Even if President Maduro is defeated in the upcoming elections, the conditions in Venezuela are unlikely to change quickly. This means that the drug pipeline to the Dominican Republic is likely to grow and strengthen, certainly in the short term. While US authorities like the Drug Enforcement Administration (DEA) are well aware of the flow of narcotics, there is little they can do, as they are not officially present in Venezuela and receive zero cooperation from Venezuelan authorities.

Interdiction across the Caribbean is tough. The go-fast boats usually depart at dusk, and then as the sun rises, they throw blue-green tarpaulins over the boats, making them all but invisible. When darkness falls again they continue their journey. When they get near the Dominican Republic, they are met by Dominican traffickers at sea, who transfer the loads. The mainly Venezuelan crews then return back to the South American mainland.
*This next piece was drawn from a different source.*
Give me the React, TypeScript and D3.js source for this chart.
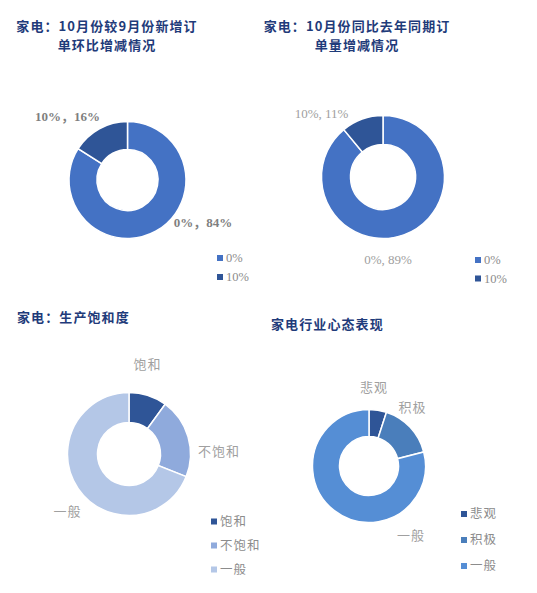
import React from "react";
import * as d3 from "d3";

// ---- data ----
const chart1Title = ["家电：10月份较9月份新增订", "单环比增减情况"];
const chart1Labels = ["0%", "10%"];
const chart1Values = [84, 16];

const chart2Title = ["家电：10月份同比去年同期订", "单量增减情况"];
const chart2Labels = ["0%", "10%"];
const chart2Values = [89, 11];

const chart3Title = ["家电：生产饱和度"];
const chart3Labels = ["饱和", "不饱和", "一般"];
const chart3Values = [10, 21, 69];

const chart4Title = ["家电行业心态表现"];
const chart4Labels = ["悲观", "积极", "一般"];
const chart4Values = [5, 16, 79];

// ---- layout / style ----
type Cfg = {
  title: string[];
  titleX: number;
  titleY: number;
  titleAnchor: "start" | "middle";
  labels: string[];
  values: number[];
  colors: string[];
  dataLabels: string[];
  cx: number;
  cy: number;
  r: number;
  ir: number;
  labelPos: [number, number][];
  labelStyle: { weight: number; color: string; family: string };
  legendX: number;
  legendY: number;
  legendStep: number;
};

const serif = "'Liberation Serif', 'Noto Sans CJK SC', serif";
const cjk = "'Noto Sans CJK SC', sans-serif";

const charts: Cfg[] = [
  {
    title: chart1Title,
    titleX: 107,
    titleY: 31,
    titleAnchor: "middle",
    labels: chart1Labels,
    values: chart1Values,
    colors: ["#4472C4", "#2F5597"],
    dataLabels: chart1Labels.map((l, i) => `${l}，${chart1Values[i]}%`),
    cx: 127.5,
    cy: 180,
    r: 58.5,
    ir: 30.5,
    labelPos: [
      [75.5, 42],
      [-60, -64],
    ],
    labelStyle: { weight: 700, color: "#7f7f7f", family: serif },
    legendX: 217,
    legendY: 258,
    legendStep: 19,
  },
  {
    title: chart2Title,
    titleX: 357,
    titleY: 31,
    titleAnchor: "middle",
    labels: chart2Labels,
    values: chart2Values,
    colors: ["#4472C4", "#2F5597"],
    dataLabels: chart2Labels.map((l, i) => `${l}, ${chart2Values[i]}%`),
    cx: 383,
    cy: 177,
    r: 61.5,
    ir: 32.5,
    labelPos: [
      [5, 82],
      [-61.5, -64],
    ],
    labelStyle: { weight: 400, color: "#a0a0a0", family: serif },
    legendX: 475,
    legendY: 260,
    legendStep: 18.5,
  },
  {
    title: chart3Title,
    titleX: 17,
    titleY: 322,
    titleAnchor: "start",
    labels: chart3Labels,
    values: chart3Values,
    colors: ["#2F5597", "#8FAADC", "#B4C7E7"],
    dataLabels: chart3Labels,
    cx: 129,
    cy: 454,
    r: 61.5,
    ir: 31.5,
    labelPos: [
      [18.5, -90],
      [90, -3],
      [-61.5, 57],
    ],
    labelStyle: { weight: 400, color: "#a0a0a0", family: cjk },
    legendX: 211,
    legendY: 521.5,
    legendStep: 24,
  },
  {
    title: chart4Title,
    titleX: 271,
    titleY: 329,
    titleAnchor: "start",
    labels: chart4Labels,
    values: chart4Values,
    colors: ["#2F5597", "#4A7EBB", "#558ED5"],
    dataLabels: chart4Labels,
    cx: 369,
    cy: 466,
    r: 56.5,
    ir: 29.5,
    labelPos: [
      [5, -79],
      [43.5, -59],
      [42, 69],
    ],
    labelStyle: { weight: 400, color: "#a0a0a0", family: cjk },
    legendX: 461,
    legendY: 514,
    legendStep: 26,
  },
];

function Donut({ c }: { c: Cfg }) {
  const pie = d3
    .pie<number>()
    .sort(null)
    .value((d) => d);
  const arcs = pie(c.values);
  const arc = d3.arc<d3.PieArcDatum<number>>().innerRadius(c.ir).outerRadius(c.r);
  const legendScale = d3
    .scalePoint<string>()
    .domain(c.labels)
    .range([c.legendY, c.legendY + c.legendStep * (c.labels.length - 1)]);
  return (
    <g>
      {c.title.map((t, i) => (
        <text
          key={i}
          x={c.titleX}
          y={c.titleY + i * 19}
          textAnchor={c.titleAnchor}
          fontFamily={cjk}
          fontWeight={700}
          fontSize={13}
          letterSpacing={1.1}
          fill="#1F3B7A"
        >
          {t}
        </text>
      ))}
      <g transform={`translate(${c.cx},${c.cy})`}>
        {arcs.map((a, i) => (
          <path key={i} d={arc(a) || ""} fill={c.colors[i]} stroke="#fff" strokeWidth={1.5} />
        ))}
        {arcs.map((a, i) => (
          <text
            key={"l" + i}
            x={c.labelPos[i][0]}
            y={c.labelPos[i][1]}
            dy="0.35em"
            textAnchor="middle"
            fontFamily={c.labelStyle.family}
            fontWeight={c.labelStyle.weight}
            fontSize={13}
            letterSpacing={c.labelStyle.family === cjk ? 1 : 0}
            fill={c.labelStyle.color}
          >
            {c.dataLabels[i]}
          </text>
        ))}
      </g>
      {c.labels.map((l, i) => {
        const y = legendScale(l) as number;
        return (
          <g key={"lg" + i}>
            <rect x={c.legendX} y={y - 3} width={6} height={6} fill={c.colors[i]} />
            <text
              x={c.legendX + 9}
              y={y}
              dy="0.35em"
              fontFamily={c.labelStyle.family === cjk ? cjk : serif}
              fontSize={12.5}
              letterSpacing={c.labelStyle.family === cjk ? 1 : 0}
              fill="#8c8c8c"
            >
              {l}
            </text>
          </g>
        );
      })}
    </g>
  );
}

export default function App() {
  return (
    <svg
      width={537}
      height={593}
      style={{ position: "absolute", left: 0, top: 0, background: "#fff" }}
    >
      {charts.map((c, i) => (
        <Donut key={i} c={c} />
      ))}
    </svg>
  );
}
And the process is repeated.

What is interesting is that the vast majority of cocaine seizures occur on the way into the Dominican Republic. This means that once on the island, organized crime is able to move and export drug shipments with relative ease and security. This suggests high-level corruption in local law enforcement, the national anti-drug agency and the port authorities, perhaps including political top cover. Almost all sources consulted agreed on this, but were reluctant to go on the record.

The longer this cocaine pipeline remains active, the more sophisticated and powerful Dominican and Venezuelan DTOs will become. The Dominican Republic is no longer just a transshipment point, but a venue where international mafias can purchase large drug consignments. This means the Dominican Republic will evolve as a cosmopolitan drug-trafficking hub, with growing Venezuelan criminal presence. There is already evidence that DTOs here are unrestricted by national boundaries, have partners from many different nations, and are able to change their smuggling patterns and modus operandi to avoid law enforcement detection.